▶ **Supplied information**:

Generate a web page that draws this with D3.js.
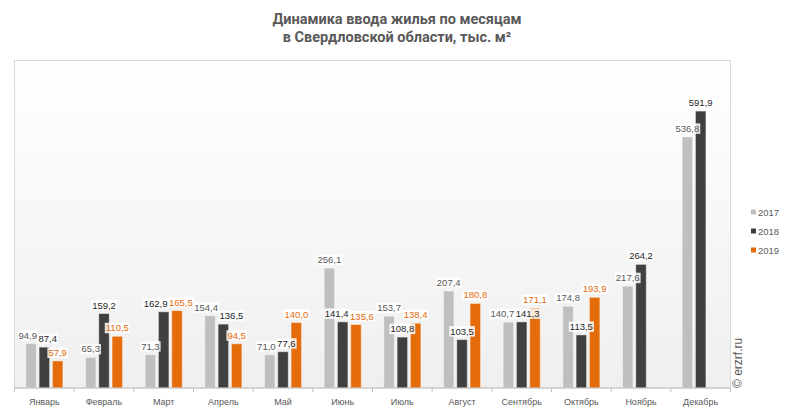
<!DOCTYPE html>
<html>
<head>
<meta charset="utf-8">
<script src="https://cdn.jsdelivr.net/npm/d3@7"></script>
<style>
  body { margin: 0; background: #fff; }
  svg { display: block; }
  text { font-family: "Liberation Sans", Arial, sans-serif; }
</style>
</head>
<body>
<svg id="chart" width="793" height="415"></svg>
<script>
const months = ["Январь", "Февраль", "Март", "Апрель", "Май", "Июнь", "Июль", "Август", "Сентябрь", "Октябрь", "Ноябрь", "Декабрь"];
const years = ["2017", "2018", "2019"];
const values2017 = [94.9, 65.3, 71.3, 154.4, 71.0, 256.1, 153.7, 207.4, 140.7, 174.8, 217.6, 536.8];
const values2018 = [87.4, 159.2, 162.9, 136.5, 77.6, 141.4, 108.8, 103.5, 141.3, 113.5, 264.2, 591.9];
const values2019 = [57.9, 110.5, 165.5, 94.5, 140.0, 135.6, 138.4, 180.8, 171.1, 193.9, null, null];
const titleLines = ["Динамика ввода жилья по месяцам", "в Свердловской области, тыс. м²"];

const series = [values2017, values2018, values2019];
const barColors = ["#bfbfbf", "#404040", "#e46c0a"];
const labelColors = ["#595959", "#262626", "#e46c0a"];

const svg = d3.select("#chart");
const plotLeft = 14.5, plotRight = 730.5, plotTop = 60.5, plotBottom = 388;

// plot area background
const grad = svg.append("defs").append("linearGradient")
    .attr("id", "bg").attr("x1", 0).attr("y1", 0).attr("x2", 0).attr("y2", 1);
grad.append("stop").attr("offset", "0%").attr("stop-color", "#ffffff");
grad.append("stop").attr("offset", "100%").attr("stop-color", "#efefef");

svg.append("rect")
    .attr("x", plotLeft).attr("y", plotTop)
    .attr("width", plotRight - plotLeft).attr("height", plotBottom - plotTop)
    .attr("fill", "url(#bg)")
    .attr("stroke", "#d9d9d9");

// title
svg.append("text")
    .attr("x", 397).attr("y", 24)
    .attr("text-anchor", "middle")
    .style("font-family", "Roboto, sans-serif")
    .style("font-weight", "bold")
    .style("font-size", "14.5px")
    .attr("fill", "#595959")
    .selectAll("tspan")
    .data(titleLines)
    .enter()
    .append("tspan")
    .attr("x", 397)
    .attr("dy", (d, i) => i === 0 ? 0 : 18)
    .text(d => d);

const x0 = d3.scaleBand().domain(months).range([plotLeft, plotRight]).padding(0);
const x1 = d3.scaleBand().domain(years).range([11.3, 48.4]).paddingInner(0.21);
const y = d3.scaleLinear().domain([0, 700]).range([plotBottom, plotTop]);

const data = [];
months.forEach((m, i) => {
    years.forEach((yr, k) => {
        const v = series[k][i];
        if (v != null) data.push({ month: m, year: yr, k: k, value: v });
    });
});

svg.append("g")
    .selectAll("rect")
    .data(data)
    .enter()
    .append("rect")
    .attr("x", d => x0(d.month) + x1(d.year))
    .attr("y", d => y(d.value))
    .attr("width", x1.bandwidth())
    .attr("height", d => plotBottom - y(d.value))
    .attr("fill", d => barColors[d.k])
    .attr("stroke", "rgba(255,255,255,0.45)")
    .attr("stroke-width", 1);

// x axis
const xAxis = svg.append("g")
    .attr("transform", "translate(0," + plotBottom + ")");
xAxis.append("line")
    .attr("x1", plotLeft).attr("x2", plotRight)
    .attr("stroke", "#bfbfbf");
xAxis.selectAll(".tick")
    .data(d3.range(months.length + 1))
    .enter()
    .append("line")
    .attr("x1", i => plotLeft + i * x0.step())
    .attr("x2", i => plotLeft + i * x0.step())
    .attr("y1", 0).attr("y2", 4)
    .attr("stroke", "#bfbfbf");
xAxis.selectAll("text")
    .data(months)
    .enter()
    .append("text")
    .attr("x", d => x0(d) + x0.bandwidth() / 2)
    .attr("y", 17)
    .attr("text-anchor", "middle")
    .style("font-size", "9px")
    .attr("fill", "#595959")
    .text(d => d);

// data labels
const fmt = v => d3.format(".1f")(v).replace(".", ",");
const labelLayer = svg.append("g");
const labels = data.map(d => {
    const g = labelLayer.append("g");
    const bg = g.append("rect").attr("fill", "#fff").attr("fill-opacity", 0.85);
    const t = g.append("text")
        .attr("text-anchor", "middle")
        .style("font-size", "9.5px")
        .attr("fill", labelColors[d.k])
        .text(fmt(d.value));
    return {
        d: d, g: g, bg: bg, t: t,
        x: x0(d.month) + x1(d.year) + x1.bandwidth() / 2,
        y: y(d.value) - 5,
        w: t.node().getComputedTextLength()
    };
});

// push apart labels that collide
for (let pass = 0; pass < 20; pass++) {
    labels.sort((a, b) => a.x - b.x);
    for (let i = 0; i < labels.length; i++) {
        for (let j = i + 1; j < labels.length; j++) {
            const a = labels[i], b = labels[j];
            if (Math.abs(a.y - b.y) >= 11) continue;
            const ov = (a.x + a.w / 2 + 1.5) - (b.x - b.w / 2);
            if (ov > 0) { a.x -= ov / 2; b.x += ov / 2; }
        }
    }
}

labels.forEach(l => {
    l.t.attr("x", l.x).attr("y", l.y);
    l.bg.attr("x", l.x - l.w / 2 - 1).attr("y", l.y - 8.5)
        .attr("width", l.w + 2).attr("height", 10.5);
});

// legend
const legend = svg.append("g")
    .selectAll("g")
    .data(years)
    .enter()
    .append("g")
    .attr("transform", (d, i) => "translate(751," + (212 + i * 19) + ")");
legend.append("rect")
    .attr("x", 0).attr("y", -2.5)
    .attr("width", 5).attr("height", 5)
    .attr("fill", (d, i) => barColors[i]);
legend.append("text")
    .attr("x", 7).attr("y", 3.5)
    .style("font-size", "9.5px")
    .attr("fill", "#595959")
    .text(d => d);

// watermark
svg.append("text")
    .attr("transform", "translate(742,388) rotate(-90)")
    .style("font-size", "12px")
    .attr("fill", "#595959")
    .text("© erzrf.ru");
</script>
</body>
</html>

▶ **Objective**: Count each line of the data where the word "that" appears, then reply with the total only.

▶ **Output for this exercise**: 2